Validation and Ablation Studies¶
For design details - evaluation conditions, mismatch logic, Gaussian noise methodology, and configuration parameters - see the Training Pipeline architecture page.
Running Validation (Fine-Tuned Model)¶
cd ground_segment/training
python validation.py
This loads the base model with the LoRA adapters grafted on, sets the model to eval mode, and runs inference under all four evaluation conditions (A, B, C, D) for each test sample.
Running the Ablation Study (Base Model)¶
cd ground_segment/experiments
python ablation.py
This loads the raw base model without any LoRA adapters and runs the identical four-condition evaluation.
Interpreting Results¶
Per-Class Metrics¶
Both scripts print per-class recall and precision for conditions A, B, and C:
--- Condition A: Full System (Vision + Coords) ---
HIGH : 11/18 (61.1% Recall) | Precision: 11/14 (78.6%)
MEDIUM: 18/23 (78.3% Recall) | Precision: 18/22 (81.8%)
LOW : 16/19 (84.2% Recall) | Precision: 16/24 (66.7%)
TOTAL : 45/60 (75.0% Overall Accuracy)
- Recall: Of all actual HIGH/MEDIUM/LOW samples, how many did the model correctly identify?
- Precision: Of all samples the model labeled as HIGH/MEDIUM/LOW, how many were correct?
- Overall Accuracy: Total correct predictions divided by total samples.
Condition D: Sensor Conflict¶
--- Condition D: Sensor Conflict (Real Vision + Fake Coords) ---
Model trusted Vision (Correct) : 45/60 (75.0%)
Model trusted Coords (Failure) : 2/60 (3.3%)
Model got Confused (Neither) : 13/60 (21.7%)
- Trusted Vision: The model correctly classified based on the image despite misleading coordinates. This is the desired behavior.
- Trusted Coords: The model classified according to the fake coordinates, ignoring the image. This is a failure mode.
- Neither: The model output a category that matches neither the image truth nor the fake coordinates.
Key Comparisons¶
When comparing ablation (base model) vs. validation (fine-tuned model), look for:
- Condition A improvement: Does fine-tuning improve overall accuracy?

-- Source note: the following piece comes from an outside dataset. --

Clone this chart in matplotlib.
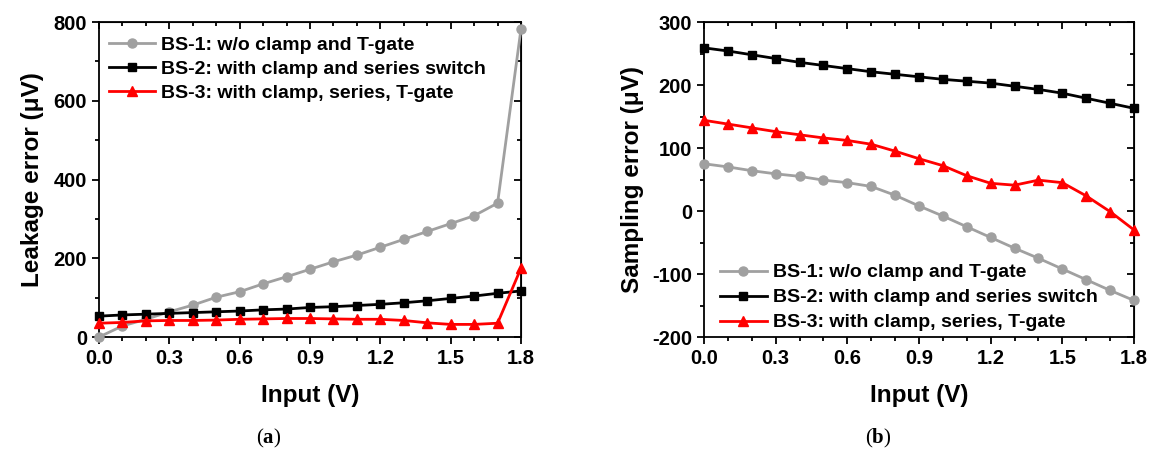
import numpy as np
import matplotlib
matplotlib.use("Agg")
import matplotlib.pyplot as plt
from matplotlib.ticker import MultipleLocator, FormatStrFormatter
from matplotlib.offsetbox import TextArea, HPacker, AnnotationBbox

plt.rcParams['font.family'] = ['Liberation Sans', 'DejaVu Sans']
plt.rcParams['font.weight'] = 'bold'
plt.rcParams['axes.unicode_minus'] = False

x_input = [0.0, 0.1, 0.2, 0.3, 0.4, 0.5, 0.6, 0.7, 0.8, 0.9,
           1.0, 1.1, 1.2, 1.3, 1.4, 1.5, 1.6, 1.7, 1.8]

# (a) Leakage error (uV)
leak_bs1 = [0, 28, 45, 64, 81, 101, 115, 135, 153, 172,
            191, 208, 228, 248, 268, 288, 308, 340, 783]
leak_bs2 = [53, 56, 58, 60, 62, 64, 66, 69, 71, 75,
            77, 80, 83, 87, 92, 98, 104, 111, 117]
leak_bs3 = [35, 37, 41, 42, 42, 43, 45, 46, 47, 47,
            46, 45, 45, 42, 36, 32, 32, 35, 175]

# (b) Sampling error (uV)
samp_bs1 = [75, 70, 64, 59, 55, 49, 45, 39, 25, 8,
            -8, -25, -42, -59, -75, -92, -109, -126, -142]
samp_bs2 = [259, 254, 248, 242, 236, 231, 226, 221, 217, 213,
            209, 206, 203, 198, 193, 187, 179, 171, 163]
samp_bs3 = [144, 138, 132, 126, 121, 116, 112, 106, 95, 83,
            72, 56, 44, 41, 49, 45, 24, -1, -30]

labels = ["BS-1: w/o clamp and T-gate",
          "BS-2: with clamp and series switch",
          "BS-3: with clamp, series, T-gate"]

GRAY = '#a0a0a0'
RED = '#ff0000'
TICK_FS = 14.5
LABEL_FS = 17.5

fig = plt.figure(figsize=(11.55, 4.5), dpi=100)
axA = fig.add_axes([0.0857, 0.2511, 0.3654, 0.70])
axB = fig.add_axes([0.6095, 0.2511, 0.3723, 0.70])


def style(ax):
    for s in ax.spines.values():
        s.set_linewidth(1.3)
    ax.tick_params(which='both', direction='out', width=1.3,
                   labelsize=TICK_FS, top=False, right=False)
    ax.tick_params(which='major', length=5)
    ax.tick_params(which='minor', length=3)
    ax.xaxis.set_major_locator(MultipleLocator(0.3))
    ax.xaxis.set_minor_locator(MultipleLocator(0.1))
    ax.xaxis.set_major_formatter(FormatStrFormatter('%.1f'))
    ax.set_xlim(0, 1.8)
    sx = ax.secondary_xaxis('top')
    sx.xaxis.set_major_locator(MultipleLocator(0.3))
    sx.xaxis.set_minor_locator(MultipleLocator(0.1))
    sx.tick_params(which='both', direction='in', width=1.3, labeltop=False)
    sx.tick_params(which='major', length=5)
    sx.tick_params(which='minor', length=3)
    sy = ax.secondary_yaxis('right')
    sy.yaxis.set_major_locator(ax.yaxis.get_major_locator())
    sy.yaxis.set_minor_locator(ax.yaxis.get_minor_locator())
    sy.tick_params(which='both', direction='in', width=1.3, labelright=False)
    sy.tick_params(which='major', length=5)
    sy.tick_params(which='minor', length=3)
    ax.set_xlabel("Input (V)", fontsize=LABEL_FS, fontweight='bold', labelpad=12)


def plot_series(ax, s1, s2, s3):
    ax.plot(x_input, s1, color=GRAY, marker='o', ms=6.5, lw=2, label=labels[0], clip_on=False, zorder=3)
    ax.plot(x_input, s2, color='black', marker='s', ms=5.5, lw=2, label=labels[1], clip_on=False, zorder=4)
    ax.plot(x_input, s3, color=RED, marker='^', ms=7.5, lw=2, label=labels[2], clip_on=False, zorder=5)


# Panel (a)
plot_series(axA, leak_bs1, leak_bs2, leak_bs3)
axA.set_ylim(0, 800)
axA.yaxis.set_major_locator(MultipleLocator(200))
axA.yaxis.set_minor_locator(MultipleLocator(100))
style(axA)
axA.set_ylabel("Leakage error (\u03bcV)", fontsize=LABEL_FS, fontweight='bold', labelpad=7)
axA.legend(loc='upper left', frameon=False, handlelength=2.4,
           handletextpad=0.3, labelspacing=0.33, borderaxespad=0.1,
           bbox_to_anchor=(0.0, 0.985), prop={'weight': 'bold', 'size': 14})

# Panel (b)
plot_series(axB, samp_bs1, samp_bs2, samp_bs3)
axB.set_ylim(-200, 300)
axB.yaxis.set_major_locator(MultipleLocator(100))
axB.yaxis.set_minor_locator(MultipleLocator(50))
style(axB)
axB.set_ylabel("Sampling error (\u03bcV)", fontsize=LABEL_FS, fontweight='bold', labelpad=6)
axB.legend(loc='lower left', frameon=False, handlelength=2.4,
           handletextpad=0.3, labelspacing=0.38, borderaxespad=0.1,
           bbox_to_anchor=(0.015, -0.013), prop={'weight': 'bold', 'size': 14})


def panel_label(letter, xpix, ypix):
    serif = ['Liberation Serif', 'DejaVu Serif']
    parts = [TextArea("(", textprops=dict(family=serif, fontsize=15, fontweight='normal')),
             TextArea(letter, textprops=dict(family=serif, fontsize=15, fontweight='bold')),
             TextArea(")", textprops=dict(family=serif, fontsize=15, fontweight='normal'))]
    box = HPacker(children=parts, pad=0, sep=0, align='baseline')
    ab = AnnotationBbox(box, (xpix / 1155, 1 - ypix / 450), xycoords='figure fraction',
                        frameon=False, box_alignment=(0.5, 0.5), pad=0)
    fig.add_artist(ab)


panel_label("a", 268, 438)
panel_label("b", 878, 438)

fig.savefig("out.png", dpi=100)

- Condition B vs. A gap: A small gap means the model relies primarily on visual features. A large gap means it depends on coordinates.
- Condition C accuracy: Should be near chance (~33%). If higher, the model may be memorizing coordinate-to-category mappings.

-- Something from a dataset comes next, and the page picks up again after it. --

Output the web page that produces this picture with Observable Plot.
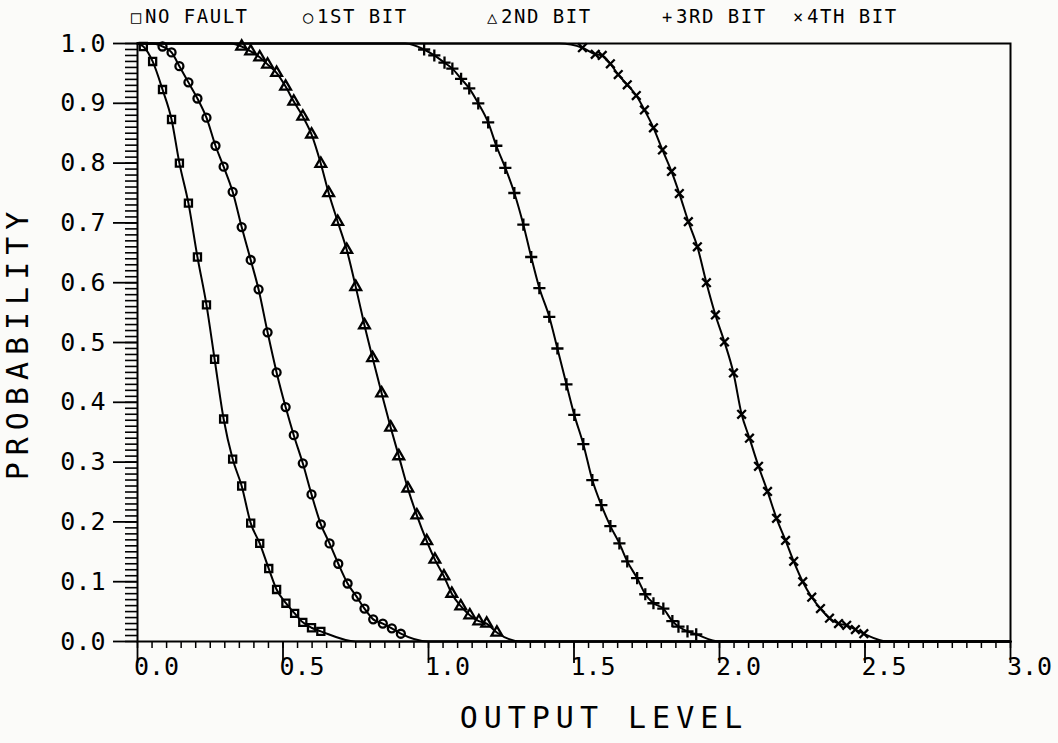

- Condition D vision trust rate: Higher is better. The model should trust its visual analysis over misleading telemetry.
Historical Results¶
For historical study results, refer to:
ground_segment/ablation_logs.md- Full sample-by-sample ablation study output with aggregate results from the base model.ground_segment/validation_logs.md- Full sample-by-sample validation output with aggregate results from the fine-tuned model.